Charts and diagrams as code
::::::::
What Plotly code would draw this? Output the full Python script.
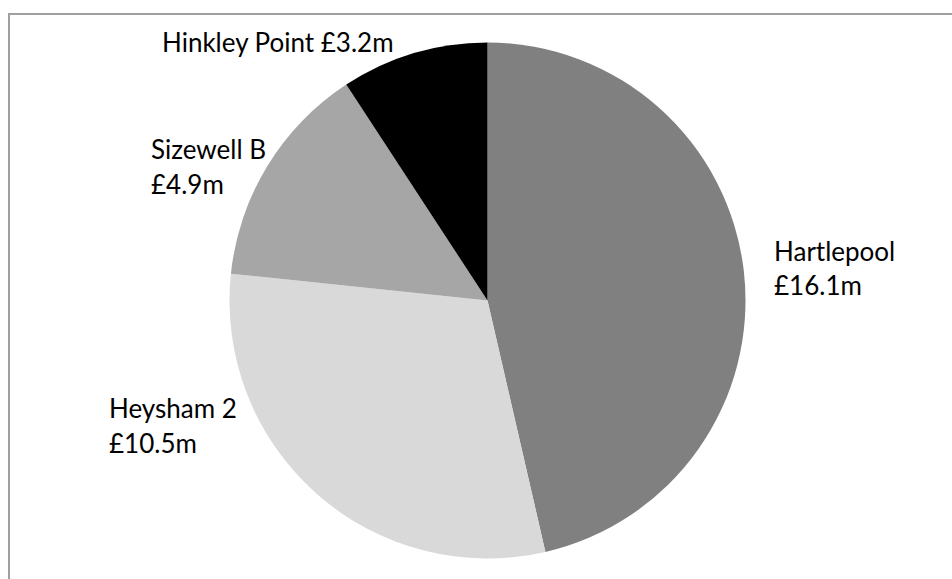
import plotly.graph_objects as go

# Plant names and their values (£ million), clockwise from 12 o'clock
plants = ["Hartlepool", "Heysham 2", "Sizewell B", "Hinkley Point"]
values_m = [16.1, 10.5, 4.9, 3.2]
colors = ["#808080", "#d9d9d9", "#a6a6a6", "#000000"]

W, H = 952, 579
FONT = "Lato"
FSIZE = 26


def px(x):
    return x / W


def py(y):
    return 1 - y / H


# pie geometry in pixels
cx, cy, r = 487.5, 300.5, 258

fig = go.Figure(
    go.Pie(
        labels=plants,
        values=values_m,
        sort=False,
        direction="clockwise",
        rotation=0,
        marker=dict(colors=colors, line=dict(width=0)),
        textinfo="none",
        hoverinfo="label+value",
        showlegend=False,
        domain=dict(x=[px(cx - r), px(cx + r)], y=[py(cy + r), py(cy - r)]),
    )
)


def money(v):
    return f"£{v}m"


# label layout: (left x, first baseline, second baseline or None -> single line)
label_pos = {
    "Hinkley Point": (160, 51, None),
    "Sizewell B": (149, 158, 193),
    "Heysham 2": (107, 417, 452),
    "Hartlepool": (772, 260, 294),
}

annotations = []
for name, v in zip(plants, values_m):
    x, b1, b2 = label_pos[name]
    lines = [(f"{name} {money(v)}", b1)] if b2 is None else [(name, b1), (money(v), b2)]
    for txt, base in lines:
        annotations.append(
            dict(
                text=txt,
                x=px(x),
                y=py(base - 0.36 * FSIZE),
                xref="paper",
                yref="paper",
                xanchor="left",
                yanchor="middle",
                showarrow=False,
                font=dict(family=FONT, size=FSIZE, color="#000000"),
            )
        )

# chart frame (continues past the right and bottom edges)
shapes = [
    dict(
        type="rect",
        xref="paper",
        yref="paper",
        x0=px(9),
        x1=px(W + 20),
        y0=py(14),
        y1=py(H + 20),
        line=dict(color="#a0a0a0", width=2),
        fillcolor="rgba(0,0,0,0)",
    )
]

fig.update_layout(
    width=W,
    height=H,
    margin=dict(l=0, r=0, t=0, b=0),
    paper_bgcolor="#ffffff",
    plot_bgcolor="#ffffff",
    annotations=annotations,
    shapes=shapes,
)

fig.write_html("out.html")
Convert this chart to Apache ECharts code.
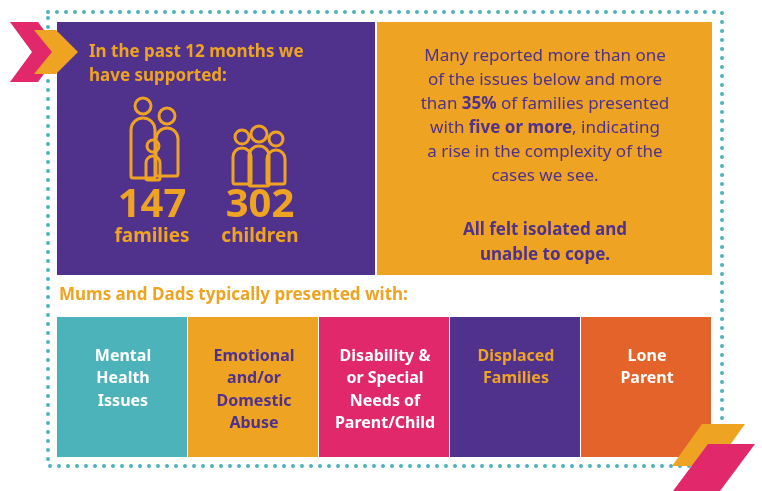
<!DOCTYPE html>
<html><head><meta charset="utf-8">
<script src="https://cdn.jsdelivr.net/npm/echarts@6/dist/echarts.min.js"></script>
<style>html,body{margin:0;background:#fff}#main{width:762px;height:491px}</style>
</head><body><div id="main"></div>
<script>
var statValues = [147, 302];
var statLabels = ['families', 'children'];
var categories = ['Mental\nHealth\nIssues', 'Emotional\nand/or\nDomestic\nAbuse', 'Disability &\nor Special\nNeeds of\nParent/Child', 'Displaced\nFamilies', 'Lone\nParent'];
var catColors = ['#4bb3b9', '#eea422', '#e0286b', '#50318c', '#e3632b'];
var catTextColors = ['#fff', '#50318c', '#fff', '#eea422', '#fff'];

var PURPLE = '#50318c', ORANGE = '#eea422', TEAL = '#4bb3b9', PINK = '#e0286b';
var F = '"Noto Sans", sans-serif';
var myChart = echarts.init(document.getElementById('main'));
var g = [];

// dotted frame
g.push({type: 'rect', shape: {x: 48, y: 12, width: 674, height: 454},
  style: {fill: 'none', stroke: TEAL, lineWidth: 4, lineDash: [0, 9], lineCap: 'round'}});
// top panels
g.push({type: 'rect', shape: {x: 57, y: 22, width: 318, height: 253}, style: {fill: PURPLE}});
g.push({type: 'rect', shape: {x: 377, y: 22, width: 335, height: 253}, style: {fill: ORANGE}});
// chevrons top-left
g.push({type: 'polygon', shape: {points: [[10, 22], [38, 22], [60, 52], [38, 82], [10, 82], [32, 52]]}, style: {fill: PINK}});
g.push({type: 'polygon', shape: {points: [[34, 30], [56, 30], [78, 52], [56, 74], [34, 74], [52, 52]]}, style: {fill: ORANGE}});

g.push({type: 'text', left: 89, top: 40, style: {text: 'In the past 12 months we\nhave supported:',
  fill: ORANGE, font: 'bold 17px ' + F, lineHeight: 24}});

// icons (outline people)
function person(cx, top, r, w, h) {
  g.push({type: 'circle', shape: {cx: cx, cy: top + r, r: r}, style: {fill: 'none', stroke: ORANGE, lineWidth: 3}});
  g.push({type: 'rect', shape: {x: cx - w / 2, y: top + 2 * r + 4, width: w, height: h, r: [w / 2, w / 2, 2, 2]},
    style: {fill: 'none', stroke: ORANGE, lineWidth: 3}});
}
person(143, 98, 8, 24, 60);
person(167, 108, 8, 22, 48);
person(153, 140, 6, 14, 24);
person(242, 130, 7, 18, 36);
person(259, 126, 8, 20, 40);
person(276, 132, 7, 18, 34);

var statX = [152, 260];
statValues.forEach(function (v, i) {
  g.push({type: 'text', x: statX[i], y: 186, style: {text: String(v), fill: ORANGE, font: 'bold 40px ' + F, align: 'center'}});
  g.push({type: 'text', x: statX[i], y: 227, style: {text: statLabels[i], fill: ORANGE, font: 'bold 19px ' + F, align: 'center'}});
});

g.push({type: 'text', x: 545, y: 44, style: {
  text: 'Many reported more than one\nof the issues below and more\nthan {b|35%} of families presented\nwith {b|five or more}, indicating\na rise in the complexity of the\ncases we see.',
  fill: PURPLE, font: '17px ' + F, align: 'center', lineHeight: 24,
  rich: {b: {fill: PURPLE, font: 'bold 17px ' + F}}}});
g.push({type: 'text', x: 545, y: 218, style: {text: 'All felt isolated and\nunable to cope.',
  fill: PURPLE, font: 'bold 17px ' + F, align: 'center', lineHeight: 25}});

g.push({type: 'text', left: 59, top: 287, style: {text: 'Mums and Dads typically presented with:',
  fill: ORANGE, font: 'bold 17px ' + F}});

categories.forEach(function (c, i) {
  var x = 57 + i * 131;
  g.push({type: 'rect', shape: {x: x, y: 317, width: 130, height: 140}, style: {fill: catColors[i]}});
  g.push({type: 'text', x: x + 66, y: 345, style: {text: c, fill: catTextColors[i],
    font: 'bold 16px ' + F, align: 'center', lineHeight: 22.5}});
});

// chevrons bottom-right, on top of boxes
g.push({type: 'polygon', shape: {points: [[702, 424], [745, 424], [715, 466], [672, 466]]}, style: {fill: ORANGE}});
g.push({type: 'polygon', shape: {points: [[708, 444], [755, 444], [720, 491], [673, 491]]}, style: {fill: PINK}});

myChart.setOption({graphic: g});
</script></body></html>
::::::::
- Problem details -
Search the entries for the word "this", then list each line that holds it.

- Full output -
What Plotly code would draw this? Output the full Python script.
Convert this chart to Apache ECharts code.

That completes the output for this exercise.